SOURCE MATERIAL —
──────

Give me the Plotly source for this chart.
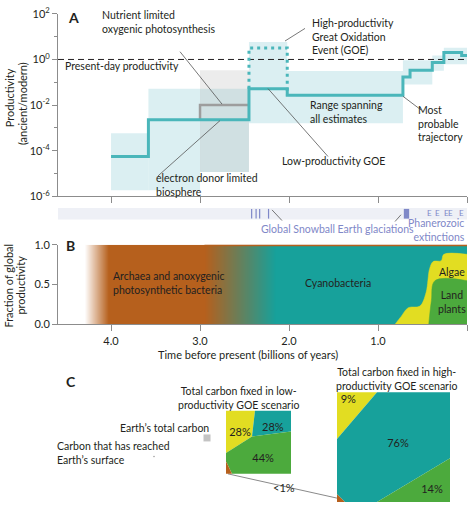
import plotly.graph_objects as go

W, H = 474, 508
INK = "#231f20"
AXIS = "#8c8c8c"
TEAL_LINE = "#4ab6ba"
BAND = "rgba(160,214,220,0.38)"
GRAY_BAND = "rgba(175,175,175,0.24)"
ORANGE = "#b6601d"
CYANO = "#17a19b"
YELLOW = "#e2dd22"
GREEN = "#4caa3d"
GLAC = "#7f88c8"
FONT = "Lato"
FS = 10.5

# --- A: productivity relative to modern, time in Ga ---
traj_t = [4.0, 3.58, 2.45, 2.02, 0.72, 0.64, 0.39, 0.26, 0.06, 0.0]
traj_p = [5.5e-5, 2.3e-3, 0.052, 0.027, 0.17, 0.34, 0.74, 2.0, 1.5, 1.5]

goe_high_t = [2.45, 2.45, 2.02, 2.02]
goe_high_p = [0.052, 3.2, 3.2, 0.027]

nutrient_t = [3.0, 3.0, 2.45]
nutrient_p = [2.3e-3, 0.01, 0.01]

# range spanning all estimates (log10 bounds)
band_t0 = [4.0, 3.58, 3.0, 2.45, 2.02, 0.72, 0.39, 0.26]
band_t1 = [3.58, 3.0, 2.45, 2.02, 0.72, 0.39, 0.26, 0.0]
band_lo = [-5.74, -5.74, -4.94, -2.8, -2.8, -1.1, -0.5, -0.21]
band_hi = [-3.23, -1.28, -1.28, 0.77, -0.51, -0.04, 0.17, 0.51]

nutrient_band_t = [3.0, 2.45]
nutrient_band_lim = [-4.94, -0.47]

snowball_t = [2.42, 2.37, 2.33, 2.23]
cryogenian_t = [0.71, 0.65]
extinction_t = [0.42, 0.33, 0.23, 0.18, 0.06]

# --- B: fraction of global productivity ---
# colour stops: 0 = none, 1 = archaea/anoxygenic, 2 = cyanobacteria
group_t = [4.3, 4.03, 2.95, 2.15, 0.0]
group_z = [0, 1, 1, 2, 2]
algae_t = [0.81, 0.74, 0.66, 0.53, 0.46, 0.42, 0.38, 0.29, 0.26, 0.0]
algae_f = [0.0, 0.1, 0.21, 0.23, 0.40, 0.70, 0.79, 0.80, 0.88, 0.88]
plants_t = [0.43, 0.40, 0.36, 0.0]
plants_f = [0.0, 0.3, 0.55, 0.55]

# --- C: share of carbon fixed ---
low_pct = ["28%", "28%", "44%"]
high_pct = ["9%", "76%", "14%"]


def px(x):
    return x / W


def py(y):
    return 1 - y / H


fig = go.Figure()

# bands
for t0, t1, lo, hi in zip(band_t0, band_t1, band_lo, band_hi):
    fig.add_trace(go.Scatter(
        x=[t0, t1, t1, t0, t0], y=[10**lo, 10**lo, 10**hi, 10**hi, 10**lo],
        mode="lines", fill="toself", fillcolor=BAND, line=dict(width=0),
        hoverinfo="skip", showlegend=False))
t0, t1 = nutrient_band_t
lo, hi = nutrient_band_lim
fig.add_trace(go.Scatter(
    x=[t0, t1, t1, t0, t0], y=[10**lo, 10**lo, 10**hi, 10**hi, 10**lo],
    mode="lines", fill="toself", fillcolor=GRAY_BAND, line=dict(width=0),
    hoverinfo="skip", showlegend=False))

# present-day productivity
fig.add_trace(go.Scatter(x=[4.596, 0], y=[1, 1], mode="lines",
                         line=dict(color=INK, width=1, dash="6px,4px"),
                         hoverinfo="skip", showlegend=False))
fig.add_trace(go.Scatter(x=nutrient_t, y=nutrient_p, mode="lines",
                         line=dict(color="#9d9d9d", width=2.5),
                         hoverinfo="skip", showlegend=False))
fig.add_trace(go.Scatter(x=goe_high_t, y=goe_high_p, mode="lines",
                         line=dict(color=TEAL_LINE, width=3, dash="3px,4px"),
                         hoverinfo="skip", showlegend=False))
fig.add_trace(go.Scatter(x=traj_t, y=traj_p, mode="lines",
                         line=dict(color=TEAL_LINE, width=3, shape="hv"),
                         hoverinfo="skip", showlegend=False))

# --- B ---
fig.add_trace(go.Heatmap(
    x=group_t, y=[0, 1], z=[group_z, group_z], zmin=0, zmax=2,
    colorscale=[[0, "#ffffff"], [0.5, ORANGE], [1, CYANO]],
    zsmooth="best", showscale=False, hoverinfo="skip",
    xaxis="x2", yaxis="y2"))
fig.add_trace(go.Scatter(x=[group_t[2], 0], y=[1, 1], mode="lines",
                         line=dict(color=ORANGE, width=3),
                         xaxis="x2", yaxis="y2", hoverinfo="skip", showlegend=False))
fig.add_trace(go.Scatter(x=algae_t, y=algae_f, mode="lines", fill="tozeroy",
                         fillcolor=YELLOW, line=dict(color=YELLOW, width=0.5, shape="spline"),
                         xaxis="x2", yaxis="y2", hoverinfo="skip", showlegend=False))
fig.add_trace(go.Scatter(x=plants_t, y=plants_f, mode="lines", fill="tozeroy",
                         fillcolor=GREEN, line=dict(color=GREEN, width=0.5, shape="spline"),
                         xaxis="x2", yaxis="y2", hoverinfo="skip", showlegend=False))

# --- C: carbon boxes (pixel space, polygons relative to each box) ---
low_box = (226, 414, 65)
high_box = (337, 395, 113)
low_polys = [
    (YELLOW, [(0, 0), (0.446, 0), (0.4, 0.406), (0, 0.67)]),
    (CYANO, [(0.446, 0), (1, 0), (1, 0.33), (0.4, 0.406)]),
    (GREEN, [(0.4, 0.406), (1, 0.33), (1, 1), (0.092, 1), (0, 0.8), (0, 0.67)]),
    (ORANGE, [(0, 0.8), (0.092, 1), (0, 1)]),
]
high_polys = [
    (YELLOW, [(0, 0), (0.354, 0), (0, 0.425)]),
    (CYANO, [(0.354, 0), (1, 0), (1, 0.6), (0.354, 1), (0.07, 1), (0, 0.93), (0, 0.425)]),
    (GREEN, [(1, 0.6), (1, 1), (0.354, 1)]),
    (ORANGE, [(0, 0.93), (0.07, 1), (0, 1)]),
]
low_lab_pos = [(0.215, 0.36), (0.72, 0.28), (0.57, 0.77)]
high_lab_pos = [(0.1, 0.07), (0.54, 0.47), (0.84, 0.89)]

fig.add_trace(go.Scatter(x=[228, 337], y=[479, 504], mode="lines",
                         line=dict(color="#8a8a8a", width=1),
                         xaxis="x3", yaxis="y3", hoverinfo="skip", showlegend=False))
for (bx, by, s), polys, labels, pos in [(low_box, low_polys, low_pct, low_lab_pos),
                                        (high_box, high_polys, high_pct, high_lab_pos)]:
    for col, pts in polys:
        xs = [bx + s * p[0] for p in pts] + [bx + s * pts[0][0]]
        ys = [by + s * p[1] for p in pts] + [by + s * pts[0][1]]
        fig.add_trace(go.Scatter(x=xs, y=ys, mode="lines", fill="toself", fillcolor=col,
                                 line=dict(width=0), xaxis="x3", yaxis="y3",
                                 hoverinfo="skip", showlegend=False))
    fig.add_trace(go.Scatter(x=[bx + s * p[0] for p in pos], y=[by + s * p[1] for p in pos],
                             mode="text", text=labels,
                             textfont=dict(family=FONT, size=11, color=INK),
                             xaxis="x3", yaxis="y3", hoverinfo="skip", showlegend=False))
# Earth's total carbon / surface carbon markers
fig.add_trace(go.Scatter(x=[207, 154], y=[442, 461], mode="markers",
                         marker=dict(symbol="square", size=[8, 2], color=["#aaaaaa", INK]),
                         xaxis="x3", yaxis="y3", hoverinfo="skip", showlegend=False))

# snowball / extinction strip
shapes = [
    dict(type="rect", xref="x", yref="paper", x0=4.596, x1=0, y0=py(217), y1=py(205),
         fillcolor="#eef0f6", line_width=0, layer="below"),
    dict(type="rect", xref="x", yref="paper", x0=cryogenian_t[0], x1=cryogenian_t[1],
         y0=py(216), y1=py(206), fillcolor=GLAC, line_width=0),
]
for t in snowball_t:
    shapes.append(dict(type="line", xref="x", yref="paper", x0=t, x1=t,
                       y0=py(216), y1=py(206), line=dict(color=GLAC, width=1.2)))

# leader lines (pixel positions)
leaders = [((180, 44), (222, 98)), ((158, 172), (220, 115)), ((305, 20), (285, 33)),
           ((268, 82), (328, 152)), ((403, 90), (421, 104)),
           ((272, 207), (282, 218)), ((401, 212), (395, 219))]
for (x0, y0), (x1, y1) in leaders:
    shapes.append(dict(type="line", xref="paper", yref="paper",
                       x0=px(x0), y0=py(y0), x1=px(x1), y1=py(y1),
                       line=dict(color="#555555", width=0.8)))

annotations = []


def note(text, x, y, xanchor="left", size=FS, color=INK, bold=False, angle=0):
    if bold:
        text = "<b>" + text + "</b>"
    annotations.append(dict(text=text, x=px(x), y=py(y), xref="paper", yref="paper",
                            xanchor=xanchor, yanchor="middle", showarrow=False,
                            textangle=angle, align=xanchor if xanchor != "center" else "center",
                            font=dict(family=FONT, size=size, color=color)))


note("A", 66, 9, size=14, bold=True)
note("B", 64, 244, size=14, bold=True)
note("C", 64, 384, size=14, bold=True)

note("Nutrient limited<br>oxygenic photosynthesis", 100, 13)
note("Present-day productivity", 63, 59)
note("electron donor limited<br>biosphere", 154, 181)
note("High-productivity<br>Great Oxidation<br>Event (GOE)", 310, 28)
note("Range spanning<br>all estimates", 308, 106)
note("Low-productivity GOE", 280, 157)
note("Most<br>probable<br>trajectory", 416, 118)

note("Global Snowball Earth glaciations", 337, 227, xanchor="center", color=GLAC)
note("Phanerozoic<br>extinctions", 467, 228, xanchor="right", color=GLAC)
for t in extinction_t:
    annotations.append(dict(text="E", x=t, y=py(210), xref="x", yref="paper",
                            xanchor="center", yanchor="middle", showarrow=False,
                            font=dict(family=FONT, size=8, color=GLAC)))

note("Archaea and anoxygenic<br>photosynthetic bacteria", 111, 282)
note("Cyanobacteria", 338, 282, xanchor="center")
note("Algae", 452, 271, xanchor="center")
note("Land<br>plants", 452, 302, xanchor="center")
note("Time before present (billions of years)", 248, 356, xanchor="center", size=11)

note("Productivity", 9, 92, xanchor="center", size=11, angle=-90)
note("(ancient/modern)", 22, 98, xanchor="center", size=11, angle=-90)
note("Fraction of global", 9, 285, xanchor="center", size=11, angle=-90)
note("productivity", 21, 285, xanchor="center", size=11, angle=-90)

note("Total carbon fixed in low-<br>productivity GOE scenario", 238, 401, xanchor="center")
note("Total carbon fixed in high-<br>productivity GOE scenario", 396, 381, xanchor="center")
note("Earth’s total carbon", 211, 432, xanchor="right")
note("Carbon that has reached<br>Earth’s surface", 55, 458)
note("<1%", 284, 493, xanchor="center", size=11)

x_dom = [px(58), px(467)]
common_x = dict(domain=x_dom, range=[4.596, 0], showgrid=False, zeroline=False,
                showline=True, linecolor=AXIS, linewidth=1, ticks="outside",
                ticklen=6, tickcolor=AXIS, tickvals=[4, 3, 2, 1, 0], fixedrange=True)

fig.update_layout(
    width=W, height=H, margin=dict(l=0, r=0, t=0, b=0),
    paper_bgcolor="white", plot_bgcolor="rgba(0,0,0,0)",
    font=dict(family=FONT, size=11, color=INK),
    showlegend=False,
    xaxis=dict(common_x, anchor="y", showticklabels=False),
    yaxis=dict(domain=[py(193), py(5)], type="log", range=[-6, 2],
               tickvals=[1e-6, 1e-4, 1e-2, 1, 1e2],
               ticktext=["10<sup>-6</sup>", "10<sup>-4</sup>", "10<sup>-2</sup>",
                         "10<sup>0</sup>", "10<sup>2</sup>"],
               ticks="outside", ticklen=5, tickcolor=AXIS, showline=True,
               linecolor=AXIS, showgrid=False, zeroline=False, anchor="x",
               minor=dict(tickvals=[1e-5, 1e-3, 1e-1, 10], ticklen=3, tickcolor=AXIS,
                          ticks="outside"),
               tickfont=dict(size=11), fixedrange=True),
    xaxis2=dict(common_x, anchor="y2",
                ticktext=["4.0", "3.0", "2.0", "1.0", "0.0"], tickfont=dict(size=11)),
    yaxis2=dict(domain=[py(325), py(243)], range=[0, 1], anchor="x2",
                tickvals=[0, 0.5, 1], ticktext=["0.0", "0.5", "1.0"],
                ticks="outside", ticklen=5, tickcolor=AXIS, showline=True,
                linecolor=AXIS, showgrid=False, zeroline=False,
                tickfont=dict(size=11), fixedrange=True),
    xaxis3=dict(domain=[0, 1], range=[0, W], visible=False, anchor="y3", fixedrange=True),
    yaxis3=dict(domain=[0, py(360)], range=[H, 360], visible=False, anchor="x3",
                fixedrange=True),
    shapes=shapes,
    annotations=annotations,
)

fig.write_html("out.html", config={"displayModeBar": False},
               post_script="document.body.style.margin='0';"
                           "document.body.style.overflow='hidden';")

──────

STATED EXERCISE —
Leave out the pictures and repeat exactly the lines from the start of the material through the line that contains "extinction_t = [0.42, 0.33, 0.23, 0.18, 0.06]", both included.

ANSWER —
Give me the Plotly source for this chart.
import plotly.graph_objects as go

W, H = 474, 508
INK = "#231f20"
AXIS = "#8c8c8c"
TEAL_LINE = "#4ab6ba"
BAND = "rgba(160,214,220,0.38)"
GRAY_BAND = "rgba(175,175,175,0.24)"
ORANGE = "#b6601d"
CYANO = "#17a19b"
YELLOW = "#e2dd22"
GREEN = "#4caa3d"
GLAC = "#7f88c8"
FONT = "Lato"
FS = 10.5

# --- A: productivity relative to modern, time in Ga ---
traj_t = [4.0, 3.58, 2.45, 2.02, 0.72, 0.64, 0.39, 0.26, 0.06, 0.0]
traj_p = [5.5e-5, 2.3e-3, 0.052, 0.027, 0.17, 0.34, 0.74, 2.0, 1.5, 1.5]

goe_high_t = [2.45, 2.45, 2.02, 2.02]
goe_high_p = [0.052, 3.2, 3.2, 0.027]

nutrient_t = [3.0, 3.0, 2.45]
nutrient_p = [2.3e-3, 0.01, 0.01]

# range spanning all estimates (log10 bounds)
band_t0 = [4.0, 3.58, 3.0, 2.45, 2.02, 0.72, 0.39, 0.26]
band_t1 = [3.58, 3.0, 2.45, 2.02, 0.72, 0.39, 0.26, 0.0]
band_lo = [-5.74, -5.74, -4.94, -2.8, -2.8, -1.1, -0.5, -0.21]
band_hi = [-3.23, -1.28, -1.28, 0.77, -0.51, -0.04, 0.17, 0.51]

nutrient_band_t = [3.0, 2.45]
nutrient_band_lim = [-4.94, -0.47]

snowball_t = [2.42, 2.37, 2.33, 2.23]
cryogenian_t = [0.71, 0.65]
extinction_t = [0.42, 0.33, 0.23, 0.18, 0.06]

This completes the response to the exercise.